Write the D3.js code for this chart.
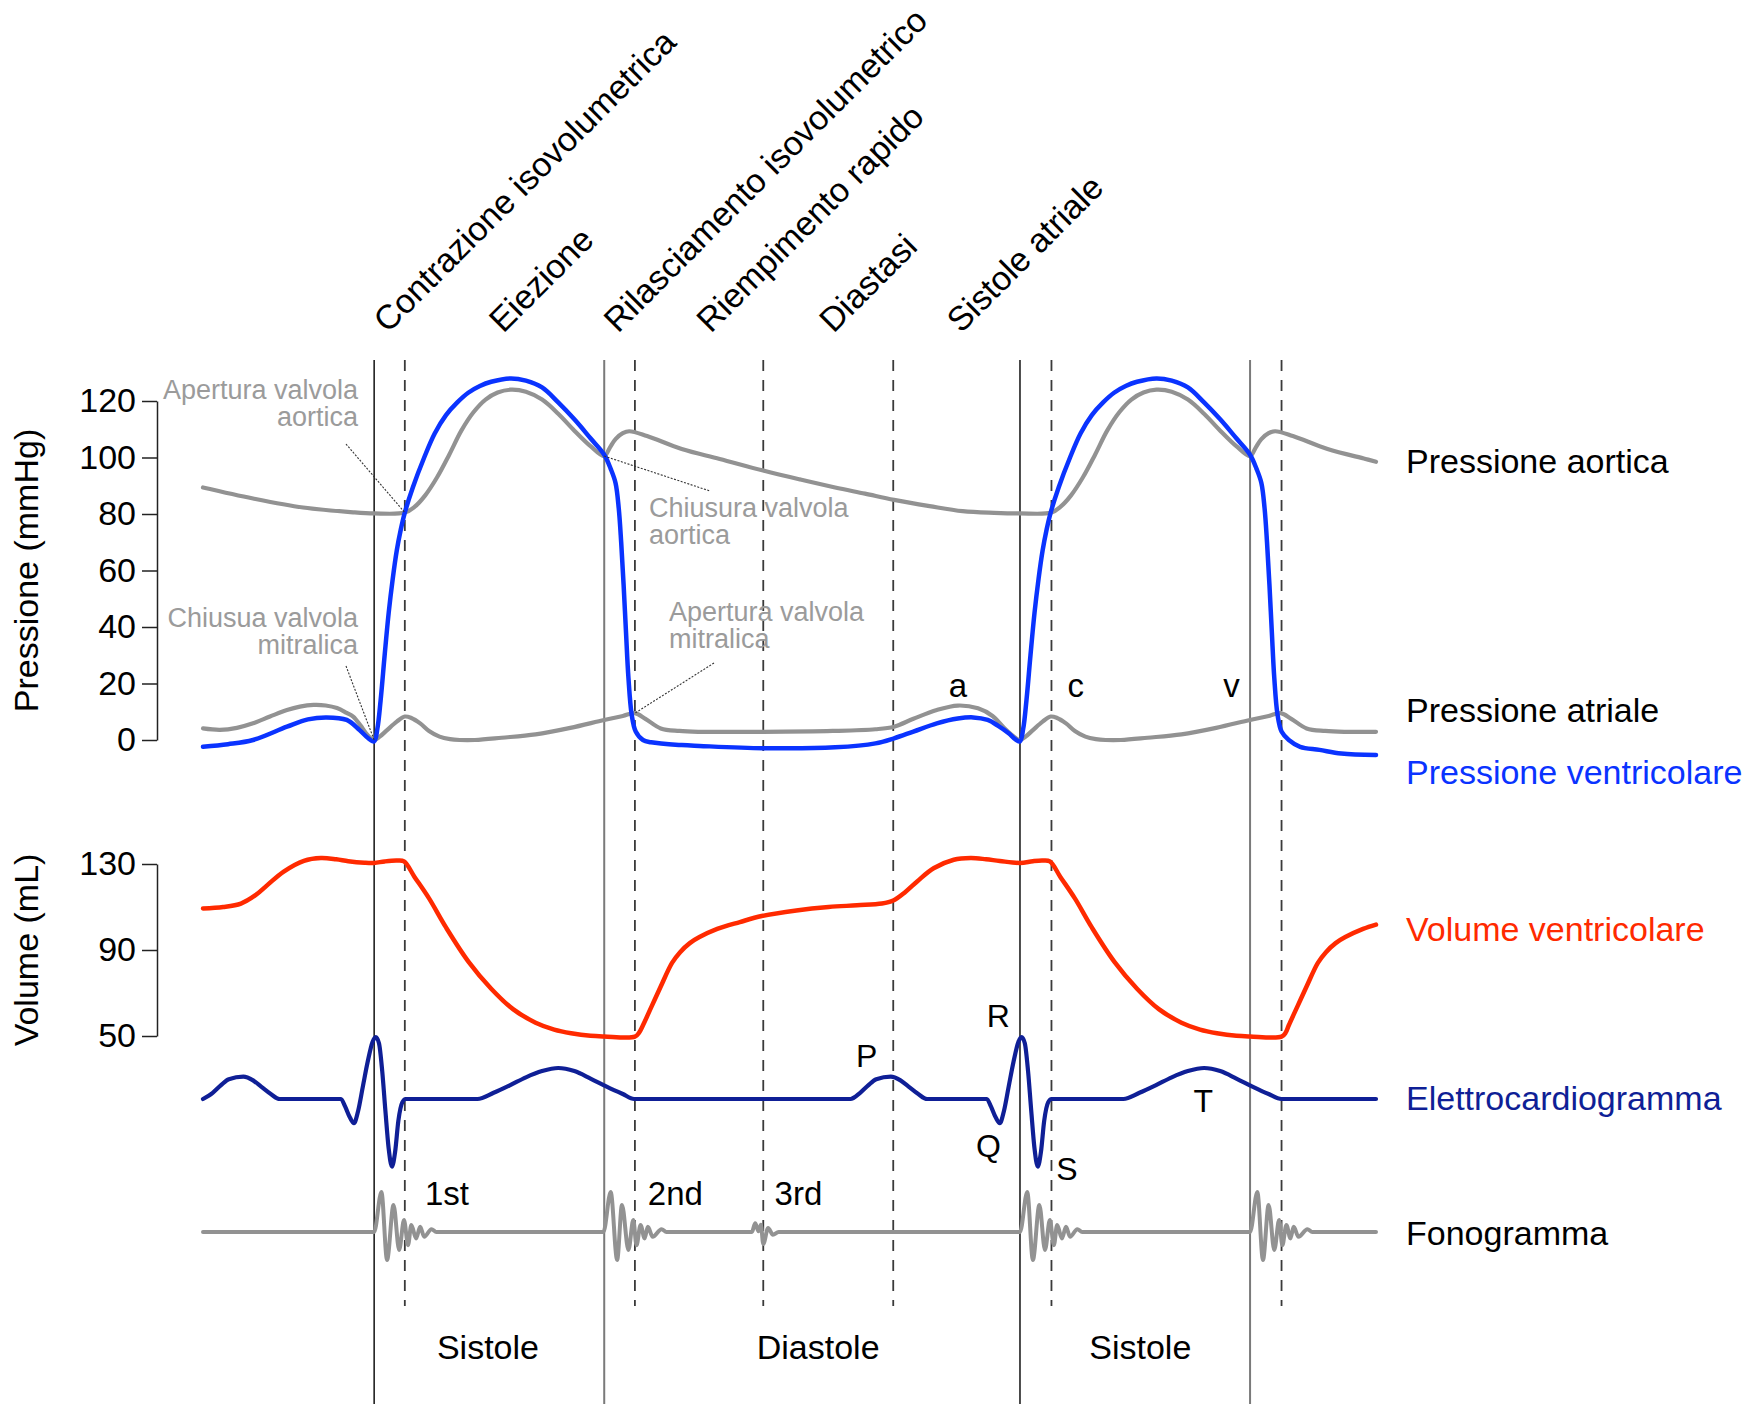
<!DOCTYPE html>
<html>
<head>
<meta charset="utf-8">
<script src="https://cdn.jsdelivr.net/npm/d3@7"></script>
<style>
  body { margin: 0; background: #fff; }
  svg text { font-family: "Liberation Sans", Arial, Helvetica, sans-serif; }
</style>
</head>
<body>
<div id="wiggers"></div>
<script>
// ---- data (time in ms from start of trace) ----
const mitralClose = [212, 1012];           // solid black lines
const aorticClose = [497, 1297];           // solid grey lines
const dashedT = [250, 535, 694, 855, 1051, 1336];

const phaseNames = ["Contrazione isovolumetrica", "Eiezione", "Rilasciamento isovolumetrico",
                    "Riempimento rapido", "Diastasi", "Sistole atriale"];
const phaseLabelT = [229, 372, 514, 629, 781, 939];

const cycleNames = ["Sistole", "Diastole", "Sistole"];
const cycleLabelT = [353, 762, 1161];

const pressureTicks = [0, 20, 40, 60, 80, 100, 120];
const volumeTicks = [50, 90, 130];

// aortic pressure (mmHg)
const aortic = [[0,89.4],[62,85.5],[124,82.3],[186,80.6],[212,80.2],[250,80.5],[262,82.5],[275,86.5],[290,93],
  [305,101],[320,109.5],[335,116],[350,120.5],[365,123],[381,124],[400,123.3],[420,120.5],[440,115.5],[460,109.5],
  [480,104],[497,100.5],[504,103.5],[511,106.5],[520,108.6],[528,109.3],[550,107.6],[593,103],[640,99.5],
  [695,95.3],[740,92.2],[783,89.4],[820,87.2],[856,85],[900,82.8],[941,81],[980,80.4],[1012,80.2],[1051,80.5],
  [1062,82.5],[1075,86.5],[1090,93],[1105,101],[1120,109.5],[1135,116],[1150,120.5],[1165,123],[1181,124],
  [1200,123.3],[1220,120.5],[1240,115.5],[1260,109.5],[1280,104],[1297,100.5],[1304,103.5],[1311,106.5],
  [1320,108.6],[1328,109.3],[1350,107.6],[1393,103],[1440,99.5],[1453,98.5]];

// atrial pressure (mmHg)
const atrial = [[0,4.1],[21,3.6],[42,4.3],[62,5.9],[83,8.3],[104,10.6],[120,11.8],[137,12.4],[152,12.2],
  [166,11.3],[178,9.6],[186,8.3],[195,5.2],[202,2.4],[208,0.6],[212,0],[219,1.2],[228,3.5],[240,6.5],[250,8.3],
  [258,7.8],[269,5.9],[280,3.2],[293,1.2],[306,0.3],[318,0],[337,0],[370,0.8],[412,2.0],[455,4.3],[497,7.1],
  [520,8.5],[535,9.5],[548,7.5],[567,4.1],[590,3.2],[615,2.9],[694,2.9],[780,3.2],[833,3.8],[856,4.7],[880,7.5],
  [909,10.6],[935,12.2],[960,11.2],[978,8.5],[991,4.7],[1003,1.5],[1012,0],[1019,1.2],[1028,3.5],[1040,6.5],
  [1050,8.3],[1058,7.8],[1069,5.9],[1080,3.2],[1093,1.2],[1106,0.3],[1118,0],[1137,0],[1170,0.8],[1212,2.0],
  [1255,4.3],[1297,7.1],[1320,8.5],[1335,9.5],[1348,7.5],[1367,4.1],[1390,3.2],[1415,2.9],[1453,2.9]];

// ventricular pressure (mmHg)
const ventricular = [[0,-2.4],[31,-1.5],[62,0],[104,4.7],[130,7.3],[153,8.0],[178,7.1],[194,3.5],[204,0.8],
  [212,-0.5],[216,4],[220,14],[225,30],[230,45],[235,57],[240,67],[245,74.5],[250,80.5],[260,89.5],[274,100],
  [287,108.5],[301,115],[315,119.5],[329,123],[343,125.3],[357,126.8],[381,128],[400,127.2],[420,124.8],
  [440,119.5],[460,113.5],[480,106.8],[497,101],[505,96],[511,91],[515,82],[518,70],[521,55],[524,38],[527,22],
  [531,9],[536,3],[545,0],[555,-0.8],[593,-1.8],[615,-2.1],[694,-2.9],[783,-2.6],[833,-1.2],[856,0.6],[880,3],
  [909,5.9],[935,7.6],[954,8.0],[972,7.1],[985,5],[998,2.4],[1006,0.3],[1012,-0.5],[1016,4],[1020,14],[1025,30],
  [1030,45],[1035,57],[1040,67],[1045,74.5],[1050,80.5],[1060,89.5],[1074,100],[1087,108.5],[1101,115],
  [1115,119.5],[1129,123],[1143,125.3],[1157,126.8],[1181,128],[1200,127.2],[1220,124.8],[1240,119.5],
  [1260,113.5],[1280,106.8],[1297,101],[1305,96],[1311,91],[1315,82],[1318,70],[1321,55],[1324,38],[1327,22],
  [1331,9],[1336,3],[1345,0],[1359,-2.4],[1383,-3.5],[1410,-4.8],[1453,-5.3]];

// ventricular volume (mL)
const volume = [[0,109.3],[25,110],[47,111.6],[65,115.5],[80,120.3],[100,126.5],[125,131.5],[146,132.8],
  [165,132.2],[180,131.3],[200,130.6],[212,130.5],[225,131.2],[240,131.6],[249,131.2],[262,124],[280,114],
  [301,100.5],[329,84.5],[357,72],[384,62.5],[412,56.2],[435,53],[456,51.3],[480,50.1],[497,49.8],[535,49.7],
  [540,51.5],[545,55],[556,64],[567,73],[581,84],[591,89],[603,93.2],[615,96],[637,99.8],[665,103],[692,105.8],
  [735,108.4],[775,110],[810,110.8],[841,111.6],[855,113],[870,117],[885,122],[905,128],[930,132],[951,132.8],
  [970,132.2],[987,131.4],[1012,130.5],[1028,131.3],[1040,131.6],[1049,131.2],[1062,124],[1080,114],
  [1101,100.5],[1129,84.5],[1157,72],[1184,62.5],[1212,56.2],[1235,53],[1256,51.3],[1280,50.1],[1297,49.8],
  [1336,49.7],[1341,51.5],[1345,55],[1356,64],[1367,73],[1381,84],[1391,89],[1403,93.2],[1415,96],[1437,99.8],
  [1453,101.8]];

// ECG (mV)
const ecg = [[0,0],[12,0.1],[22,0.22],[32,0.32],[50,0.36],[62,0.3],[72,0.2],[84,0.08],[95,0],[171,0],
  [176,-0.12],[182,-0.3],[187,-0.39],[192,-0.2],[198,0.2],[204,0.6],[210,0.92],[214,1.0],[218,0.9],[222,0.45],
  [226,-0.2],[230,-0.8],[234,-1.09],[238,-0.85],[242,-0.35],[247,-0.05],[251,0],[340,0],[360,0.1],[380,0.22],
  [400,0.35],[420,0.45],[440,0.5],[460,0.45],[480,0.33],[500,0.2],[520,0.08],[534,0],[802,0],[814,0.1],
  [824,0.22],[834,0.32],[852,0.36],[864,0.3],[874,0.2],[886,0.08],[897,0],[971,0],[976,-0.12],[982,-0.3],
  [987,-0.39],[992,-0.2],[998,0.2],[1004,0.6],[1010,0.92],[1014,1.0],[1018,0.9],[1022,0.45],[1026,-0.2],
  [1030,-0.8],[1034,-1.09],[1038,-0.85],[1042,-0.35],[1047,-0.05],[1051,0],[1140,0],[1160,0.1],[1180,0.22],
  [1200,0.35],[1220,0.45],[1240,0.5],[1260,0.45],[1280,0.33],[1300,0.2],[1320,0.08],[1336,0],[1453,0]];

// phonocardiogram (relative amplitude)
const phono = [[0,0],[212,0],[221,1.0],[228,-0.7],[236,0.675],[243,-0.45],[249,0.3],[254,-0.33],[258,0.175],
  [264,-0.16],[269,0.13],[274,-0.12],[283,0.07],[289,0],[496,0],[505,1.0],[513,-0.7],[519,0.675],[527,-0.45],
  [533,0.3],[537,-0.33],[542,0.175],[547,-0.16],[551,0.13],[557,-0.12],[568,0.07],[574,0],[680,0],[684,0.22],
  [688,0.02],[691,0.18],[694,-0.3],[700,0.1],[706,-0.07],[713,0],[1012,0],[1021,1.0],[1028,-0.7],[1036,0.675],
  [1043,-0.45],[1049,0.3],[1054,-0.33],[1058,0.175],[1064,-0.16],[1069,0.13],[1074,-0.12],[1083,0.07],[1089,0],
  [1297,0],[1306,1.0],[1313,-0.7],[1320,0.675],[1327,-0.45],[1333,0.3],[1337,-0.33],[1342,0.175],[1347,-0.16],
  [1351,0.13],[1357,-0.12],[1368,0.07],[1374,0],[1453,0]];

// ---- layout ----
const width = 1750, height = 1404;
const grey = "#929292", blue = "#0a33ff", red = "#ff2a00", navy = "#0f1f96";
const annoGrey = "#9b9b9b";

const svg = d3.select("#wiggers").append("svg")
    .attr("width", width)
    .attr("height", height)
    .style("background", "#fff");

const x = d3.scaleLinear().domain([0, 1453]).range([203, 1376]);
const yP = d3.scaleLinear().domain([0, 120]).range([740, 401]);
const yV = d3.scaleLinear().domain([50, 130]).range([1036, 864]);
const yE = d3.scaleLinear().domain([-1, 1]).range([1161, 1037]);
const yF = d3.scaleLinear().domain([-1, 1]).range([1272, 1192]);

// vertical event lines
svg.append("g").selectAll("line")
  .data(mitralClose)
  .join("line")
    .attr("x1", d => x(d)).attr("x2", d => x(d))
    .attr("y1", 360).attr("y2", height)
    .attr("stroke", "#111").attr("stroke-width", 1.5);

svg.append("g").selectAll("line")
  .data(aorticClose)
  .join("line")
    .attr("x1", d => x(d)).attr("x2", d => x(d))
    .attr("y1", 360).attr("y2", height)
    .attr("stroke", "#7a7a7a").attr("stroke-width", 2);

svg.append("g").selectAll("line")
  .data(dashedT)
  .join("line")
    .attr("x1", d => x(d)).attr("x2", d => x(d))
    .attr("y1", 360).attr("y2", 1306)
    .attr("stroke", "#3a3a3a").attr("stroke-width", 1.8)
    .attr("stroke-dasharray", "11,9");

// axes
function styleAxis(g) {
  g.attr("font-size", 34)
   .attr("font-family", "'Liberation Sans', Arial, Helvetica, sans-serif");
  g.selectAll("path.domain").attr("stroke", "#222").attr("stroke-width", 1.5);
  g.selectAll(".tick line").attr("stroke", "#222").attr("stroke-width", 1.5);
  g.selectAll(".tick text").attr("fill", "#000");
}

svg.append("g")
    .attr("transform", "translate(157,0)")
    .call(d3.axisLeft(yP).tickValues(pressureTicks).tickSize(15).tickSizeOuter(0).tickPadding(6))
    .call(styleAxis);

svg.append("g")
    .attr("transform", "translate(157,0)")
    .call(d3.axisLeft(yV).tickValues(volumeTicks).tickSize(15).tickSizeOuter(0).tickPadding(6))
    .call(styleAxis);

svg.append("text")
    .attr("transform", `translate(38,${(yP(0) + yP(120)) / 2}) rotate(-90)`)
    .attr("text-anchor", "middle")
    .attr("font-size", 34)
    .text("Pressione (mmHg)");

svg.append("text")
    .attr("transform", `translate(38,${(yV(50) + yV(130)) / 2}) rotate(-90)`)
    .attr("text-anchor", "middle")
    .attr("font-size", 34)
    .text("Volume (mL)");

// curves
function drawLine(data, yScale, color, w, curve) {
  svg.append("path")
    .datum(data)
    .attr("fill", "none")
    .attr("stroke", color)
    .attr("stroke-width", w)
    .attr("stroke-linejoin", "round")
    .attr("stroke-linecap", "round")
    .attr("d", d3.line()
      .curve(curve)
      .x(d => x(d[0]))
      .y(d => yScale(d[1])));
}

const smooth = d3.curveCatmullRom.alpha(0.5);
drawLine(aortic, yP, grey, 4.2, smooth);
drawLine(atrial, yP, grey, 4.2, smooth);
drawLine(ventricular, yP, blue, 4.5, smooth);
drawLine(volume, yV, red, 4.5, smooth);
drawLine(ecg, yE, navy, 4.2, d3.curveMonotoneX);
drawLine(phono, yF, grey, 4, d3.curveMonotoneX);

// leader lines for valve annotations
const leaders = [
  [[346, 444], [x(250), yP(80.5)]],
  [[346, 666], [x(212), yP(0)]],
  [[x(497), yP(100.5)], [710, 491]],
  [[714, 663], [x(535), yP(9.5)]]
];
svg.append("g").selectAll("line")
  .data(leaders)
  .join("line")
    .attr("x1", d => d[0][0]).attr("y1", d => d[0][1])
    .attr("x2", d => d[1][0]).attr("y2", d => d[1][1])
    .attr("stroke", "#333").attr("stroke-width", 1.1)
    .attr("stroke-dasharray", "2,1.5");

// grey valve annotations
const valveNotes = [
  {lines: ["Apertura valvola", "aortica"], x: 358, y: 399, anchor: "end"},
  {lines: ["Chiusua valvola", "mitralica"], x: 358, y: 627, anchor: "end"},
  {lines: ["Chiusura valvola", "aortica"], x: 649, y: 517, anchor: "start"},
  {lines: ["Apertura valvola", "mitralica"], x: 669, y: 621, anchor: "start"}
];
valveNotes.forEach(n => {
  const t = svg.append("text")
      .attr("x", n.x).attr("y", n.y)
      .attr("text-anchor", n.anchor)
      .attr("font-size", 27)
      .attr("fill", annoGrey);
  n.lines.forEach((l, i) => {
    t.append("tspan").attr("x", n.x).attr("dy", i === 0 ? 0 : 26.5).text(l);
  });
});

// rotated phase labels
svg.append("g").selectAll("text")
  .data(phaseNames)
  .join("text")
    .attr("transform", (d, i) => `translate(${x(phaseLabelT[i])},334) rotate(-45)`)
    .attr("font-size", 34)
    .text(d => d);

// systole / diastole labels
svg.append("g").selectAll("text")
  .data(cycleNames)
  .join("text")
    .attr("x", (d, i) => x(cycleLabelT[i]))
    .attr("y", 1359)
    .attr("text-anchor", "middle")
    .attr("font-size", 34)
    .text(d => d);

// right-hand series labels
const seriesLabels = [
  {text: "Pressione aortica", y: 473, color: "#000"},
  {text: "Pressione atriale", y: 722, color: "#000"},
  {text: "Pressione ventricolare", y: 784, color: blue},
  {text: "Volume ventricolare", y: 941, color: red},
  {text: "Elettrocardiogramma", y: 1110, color: navy},
  {text: "Fonogramma", y: 1245, color: "#000"}
];
svg.append("g").selectAll("text")
  .data(seriesLabels)
  .join("text")
    .attr("x", 1406)
    .attr("y", d => d.y)
    .attr("font-size", 34)
    .attr("fill", d => d.color)
    .text(d => d.text);

// atrial waves a, c, v
const atrialWaves = [["a", 935], ["c", 1081], ["v", 1274]];
svg.append("g").selectAll("text")
  .data(atrialWaves)
  .join("text")
    .attr("x", d => x(d[1]))
    .attr("y", 697)
    .attr("text-anchor", "middle")
    .attr("font-size", 33)
    .text(d => d[0]);

// ECG wave letters
const ecgWaves = [["P", 822, 1067], ["Q", 973, 1157], ["R", 985, 1027], ["S", 1070, 1180], ["T", 1239, 1112]];
svg.append("g").selectAll("text")
  .data(ecgWaves)
  .join("text")
    .attr("x", d => x(d[1]))
    .attr("y", d => d[2])
    .attr("text-anchor", "middle")
    .attr("font-size", 32)
    .text(d => d[0]);

// heart sounds
const sounds = [["1st", 275], ["2nd", 551], ["3rd", 708]];
svg.append("g").selectAll("text")
  .data(sounds)
  .join("text")
    .attr("x", d => x(d[1]))
    .attr("y", 1205)
    .attr("font-size", 33)
    .text(d => d[0]);
</script>
</body>
</html>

------------------------------

* [Directive]: With the pictures left out, restate word for word every line of the data above, from the first down to the line that contains "const volumeTicks = [50, 90, 130];".

* [Response to the exercise]:
Write the D3.js code for this chart.
<!DOCTYPE html>
<html>
<head>
<meta charset="utf-8">
<script src="https://cdn.jsdelivr.net/npm/d3@7"></script>
<style>
  body { margin: 0; background: #fff; }
  svg text { font-family: "Liberation Sans", Arial, Helvetica, sans-serif; }
</style>
</head>
<body>
<div id="wiggers"></div>
<script>
// ---- data (time in ms from start of trace) ----
const mitralClose = [212, 1012];           // solid black lines
const aorticClose = [497, 1297];           // solid grey lines
const dashedT = [250, 535, 694, 855, 1051, 1336];

const phaseNames = ["Contrazione isovolumetrica", "Eiezione", "Rilasciamento isovolumetrico",
                    "Riempimento rapido", "Diastasi", "Sistole atriale"];
const phaseLabelT = [229, 372, 514, 629, 781, 939];

const cycleNames = ["Sistole", "Diastole", "Sistole"];
const cycleLabelT = [353, 762, 1161];

const pressureTicks = [0, 20, 40, 60, 80, 100, 120];
const volumeTicks = [50, 90, 130];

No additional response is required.